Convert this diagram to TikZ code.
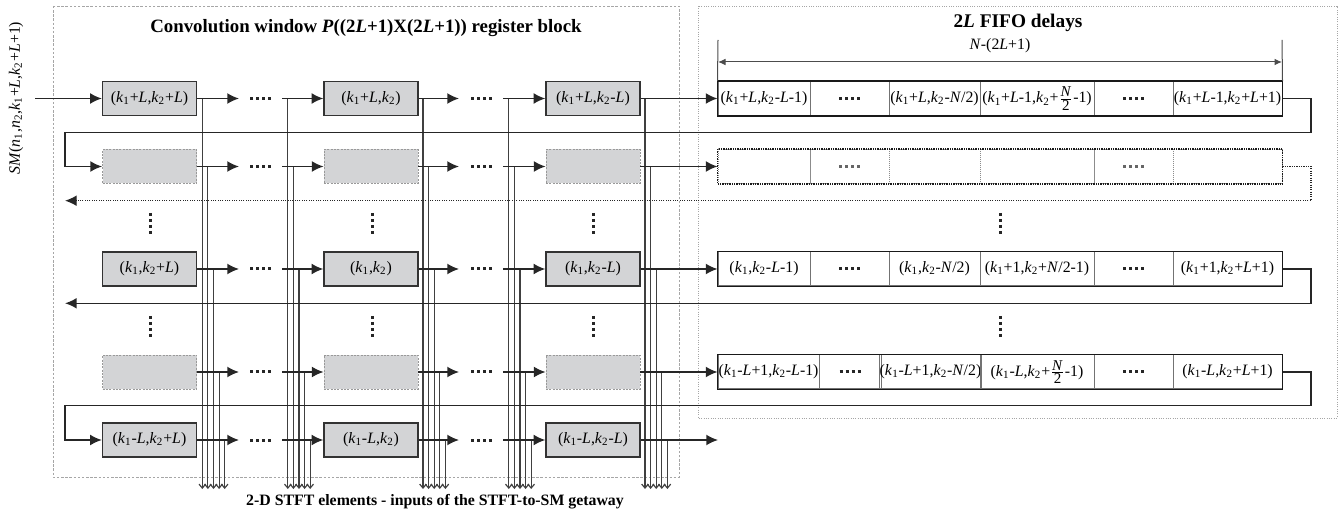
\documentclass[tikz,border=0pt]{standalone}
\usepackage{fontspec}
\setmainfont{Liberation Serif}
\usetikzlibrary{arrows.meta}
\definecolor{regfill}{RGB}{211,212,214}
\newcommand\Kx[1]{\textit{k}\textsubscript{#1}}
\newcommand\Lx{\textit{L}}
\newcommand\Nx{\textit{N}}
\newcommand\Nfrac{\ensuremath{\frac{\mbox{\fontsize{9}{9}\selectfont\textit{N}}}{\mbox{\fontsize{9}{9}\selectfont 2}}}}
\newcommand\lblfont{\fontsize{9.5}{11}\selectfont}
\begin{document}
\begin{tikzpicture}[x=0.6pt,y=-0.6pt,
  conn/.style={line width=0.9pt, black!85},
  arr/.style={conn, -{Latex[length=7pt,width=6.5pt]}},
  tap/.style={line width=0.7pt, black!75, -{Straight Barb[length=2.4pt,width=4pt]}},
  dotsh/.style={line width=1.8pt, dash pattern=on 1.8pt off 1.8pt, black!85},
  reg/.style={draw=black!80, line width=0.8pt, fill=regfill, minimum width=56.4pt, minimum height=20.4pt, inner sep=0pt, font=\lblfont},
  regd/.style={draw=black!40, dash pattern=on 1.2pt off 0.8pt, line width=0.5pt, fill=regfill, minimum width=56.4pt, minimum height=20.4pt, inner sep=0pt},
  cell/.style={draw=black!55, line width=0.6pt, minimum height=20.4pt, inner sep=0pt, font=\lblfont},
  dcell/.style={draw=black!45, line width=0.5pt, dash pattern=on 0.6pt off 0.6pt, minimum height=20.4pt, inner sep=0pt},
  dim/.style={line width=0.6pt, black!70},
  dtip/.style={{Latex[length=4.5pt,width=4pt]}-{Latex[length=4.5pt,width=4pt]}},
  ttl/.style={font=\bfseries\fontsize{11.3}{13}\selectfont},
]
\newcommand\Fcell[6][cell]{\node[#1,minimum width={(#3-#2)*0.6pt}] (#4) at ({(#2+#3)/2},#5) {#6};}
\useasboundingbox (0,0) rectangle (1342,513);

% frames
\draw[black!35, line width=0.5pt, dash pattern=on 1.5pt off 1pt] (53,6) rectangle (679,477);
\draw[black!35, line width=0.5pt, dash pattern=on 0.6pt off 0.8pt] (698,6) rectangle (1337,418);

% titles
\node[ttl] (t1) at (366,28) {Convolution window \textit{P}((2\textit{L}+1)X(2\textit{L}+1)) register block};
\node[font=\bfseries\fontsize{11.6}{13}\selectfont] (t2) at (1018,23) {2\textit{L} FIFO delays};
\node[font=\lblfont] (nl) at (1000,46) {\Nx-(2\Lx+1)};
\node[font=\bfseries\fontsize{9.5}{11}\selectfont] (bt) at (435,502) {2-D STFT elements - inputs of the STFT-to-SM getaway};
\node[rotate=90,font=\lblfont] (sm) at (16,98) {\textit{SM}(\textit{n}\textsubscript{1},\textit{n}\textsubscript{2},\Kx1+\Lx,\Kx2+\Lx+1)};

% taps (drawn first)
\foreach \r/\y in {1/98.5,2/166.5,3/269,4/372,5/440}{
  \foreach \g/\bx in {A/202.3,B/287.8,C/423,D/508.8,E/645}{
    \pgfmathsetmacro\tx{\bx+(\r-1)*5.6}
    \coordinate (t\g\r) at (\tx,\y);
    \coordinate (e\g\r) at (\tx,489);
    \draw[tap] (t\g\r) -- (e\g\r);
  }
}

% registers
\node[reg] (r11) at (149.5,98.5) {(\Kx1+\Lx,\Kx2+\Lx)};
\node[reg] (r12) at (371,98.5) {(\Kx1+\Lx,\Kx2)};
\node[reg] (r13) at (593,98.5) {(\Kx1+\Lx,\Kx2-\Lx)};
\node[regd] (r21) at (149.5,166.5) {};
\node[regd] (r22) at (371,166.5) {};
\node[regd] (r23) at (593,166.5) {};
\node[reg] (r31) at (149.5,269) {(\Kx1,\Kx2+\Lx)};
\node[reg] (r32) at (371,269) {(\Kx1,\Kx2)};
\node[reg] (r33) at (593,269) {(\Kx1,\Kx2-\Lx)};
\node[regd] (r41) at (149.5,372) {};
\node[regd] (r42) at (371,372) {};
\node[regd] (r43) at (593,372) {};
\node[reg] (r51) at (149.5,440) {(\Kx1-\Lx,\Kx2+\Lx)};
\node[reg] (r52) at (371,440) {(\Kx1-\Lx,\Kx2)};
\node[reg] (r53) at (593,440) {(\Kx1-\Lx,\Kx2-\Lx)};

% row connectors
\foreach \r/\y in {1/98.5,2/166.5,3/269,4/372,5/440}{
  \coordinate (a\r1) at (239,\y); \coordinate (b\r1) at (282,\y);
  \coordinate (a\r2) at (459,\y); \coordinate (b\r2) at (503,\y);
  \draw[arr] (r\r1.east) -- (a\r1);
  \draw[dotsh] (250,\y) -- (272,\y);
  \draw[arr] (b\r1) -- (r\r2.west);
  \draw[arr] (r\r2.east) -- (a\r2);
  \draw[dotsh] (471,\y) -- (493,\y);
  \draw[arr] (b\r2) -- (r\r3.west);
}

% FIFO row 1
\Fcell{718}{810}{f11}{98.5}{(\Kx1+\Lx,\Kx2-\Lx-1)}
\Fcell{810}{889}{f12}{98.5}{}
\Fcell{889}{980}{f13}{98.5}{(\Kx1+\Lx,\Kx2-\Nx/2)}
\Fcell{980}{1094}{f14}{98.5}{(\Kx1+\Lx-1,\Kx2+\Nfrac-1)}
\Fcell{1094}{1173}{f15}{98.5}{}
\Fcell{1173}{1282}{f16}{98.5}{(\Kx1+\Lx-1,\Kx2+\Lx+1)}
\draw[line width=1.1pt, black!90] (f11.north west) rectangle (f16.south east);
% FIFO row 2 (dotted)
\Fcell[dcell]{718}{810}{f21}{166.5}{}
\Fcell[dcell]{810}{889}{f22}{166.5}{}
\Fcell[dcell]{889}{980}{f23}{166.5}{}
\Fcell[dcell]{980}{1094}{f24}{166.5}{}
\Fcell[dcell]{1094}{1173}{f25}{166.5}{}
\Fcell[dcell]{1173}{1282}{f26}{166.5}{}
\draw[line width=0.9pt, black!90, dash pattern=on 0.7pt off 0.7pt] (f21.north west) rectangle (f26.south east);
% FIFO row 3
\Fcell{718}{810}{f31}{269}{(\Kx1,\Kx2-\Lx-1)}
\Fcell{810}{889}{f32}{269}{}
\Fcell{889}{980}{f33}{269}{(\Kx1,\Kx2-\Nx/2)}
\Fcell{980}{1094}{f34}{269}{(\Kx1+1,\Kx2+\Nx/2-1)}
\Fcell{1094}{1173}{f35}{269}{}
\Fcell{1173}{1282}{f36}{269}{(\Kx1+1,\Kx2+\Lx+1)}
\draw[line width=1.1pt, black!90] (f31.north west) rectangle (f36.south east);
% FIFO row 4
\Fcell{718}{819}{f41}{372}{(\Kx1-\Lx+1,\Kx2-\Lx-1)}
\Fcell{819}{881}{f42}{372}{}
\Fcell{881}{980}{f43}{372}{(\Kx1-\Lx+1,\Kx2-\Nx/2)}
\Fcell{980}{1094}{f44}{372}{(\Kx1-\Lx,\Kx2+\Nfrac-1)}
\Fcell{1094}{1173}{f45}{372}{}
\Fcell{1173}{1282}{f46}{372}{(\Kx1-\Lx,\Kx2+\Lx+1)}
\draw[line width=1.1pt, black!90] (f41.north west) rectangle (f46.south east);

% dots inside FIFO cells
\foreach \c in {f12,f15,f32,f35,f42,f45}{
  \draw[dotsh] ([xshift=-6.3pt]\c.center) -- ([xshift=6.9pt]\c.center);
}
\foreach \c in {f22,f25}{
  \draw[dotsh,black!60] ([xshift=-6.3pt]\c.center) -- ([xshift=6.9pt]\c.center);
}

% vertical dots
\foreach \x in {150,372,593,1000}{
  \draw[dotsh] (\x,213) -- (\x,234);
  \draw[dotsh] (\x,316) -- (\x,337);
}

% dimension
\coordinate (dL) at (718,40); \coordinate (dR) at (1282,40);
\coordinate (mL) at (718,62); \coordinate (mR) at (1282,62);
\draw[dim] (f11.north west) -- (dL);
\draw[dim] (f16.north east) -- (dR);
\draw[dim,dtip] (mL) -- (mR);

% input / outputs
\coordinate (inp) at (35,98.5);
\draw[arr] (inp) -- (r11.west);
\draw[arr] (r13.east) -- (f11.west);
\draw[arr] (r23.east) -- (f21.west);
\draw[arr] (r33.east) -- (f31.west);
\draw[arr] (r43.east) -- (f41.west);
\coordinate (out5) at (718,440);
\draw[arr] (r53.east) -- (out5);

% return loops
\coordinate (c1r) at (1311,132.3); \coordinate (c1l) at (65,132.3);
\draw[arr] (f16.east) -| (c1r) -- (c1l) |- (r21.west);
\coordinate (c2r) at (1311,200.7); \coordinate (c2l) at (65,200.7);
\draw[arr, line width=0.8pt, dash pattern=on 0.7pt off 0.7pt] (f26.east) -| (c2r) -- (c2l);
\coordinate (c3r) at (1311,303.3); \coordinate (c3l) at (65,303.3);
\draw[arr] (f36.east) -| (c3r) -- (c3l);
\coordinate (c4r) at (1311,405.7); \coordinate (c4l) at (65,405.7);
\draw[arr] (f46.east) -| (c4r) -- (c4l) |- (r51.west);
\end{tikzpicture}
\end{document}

● **DIRECTIONS**
Make an exact copy of the lines from the top of the material through the line with "(698,6) rectangle (1337,418);", pictures excluded.

● **EXPECTED ANSWER**
Convert this diagram to TikZ code.
\documentclass[tikz,border=0pt]{standalone}
\usepackage{fontspec}
\setmainfont{Liberation Serif}
\usetikzlibrary{arrows.meta}
\definecolor{regfill}{RGB}{211,212,214}
\newcommand\Kx[1]{\textit{k}\textsubscript{#1}}
\newcommand\Lx{\textit{L}}
\newcommand\Nx{\textit{N}}
\newcommand\Nfrac{\ensuremath{\frac{\mbox{\fontsize{9}{9}\selectfont\textit{N}}}{\mbox{\fontsize{9}{9}\selectfont 2}}}}
\newcommand\lblfont{\fontsize{9.5}{11}\selectfont}
\begin{document}
\begin{tikzpicture}[x=0.6pt,y=-0.6pt,
  conn/.style={line width=0.9pt, black!85},
  arr/.style={conn, -{Latex[length=7pt,width=6.5pt]}},
  tap/.style={line width=0.7pt, black!75, -{Straight Barb[length=2.4pt,width=4pt]}},
  dotsh/.style={line width=1.8pt, dash pattern=on 1.8pt off 1.8pt, black!85},
  reg/.style={draw=black!80, line width=0.8pt, fill=regfill, minimum width=56.4pt, minimum height=20.4pt, inner sep=0pt, font=\lblfont},
  regd/.style={draw=black!40, dash pattern=on 1.2pt off 0.8pt, line width=0.5pt, fill=regfill, minimum width=56.4pt, minimum height=20.4pt, inner sep=0pt},
  cell/.style={draw=black!55, line width=0.6pt, minimum height=20.4pt, inner sep=0pt, font=\lblfont},
  dcell/.style={draw=black!45, line width=0.5pt, dash pattern=on 0.6pt off 0.6pt, minimum height=20.4pt, inner sep=0pt},
  dim/.style={line width=0.6pt, black!70},
  dtip/.style={{Latex[length=4.5pt,width=4pt]}-{Latex[length=4.5pt,width=4pt]}},
  ttl/.style={font=\bfseries\fontsize{11.3}{13}\selectfont},
]
\newcommand\Fcell[6][cell]{\node[#1,minimum width={(#3-#2)*0.6pt}] (#4) at ({(#2+#3)/2},#5) {#6};}
\useasboundingbox (0,0) rectangle (1342,513);

% frames
\draw[black!35, line width=0.5pt, dash pattern=on 1.5pt off 1pt] (53,6) rectangle (679,477);
\draw[black!35, line width=0.5pt, dash pattern=on 0.6pt off 0.8pt] (698,6) rectangle (1337,418);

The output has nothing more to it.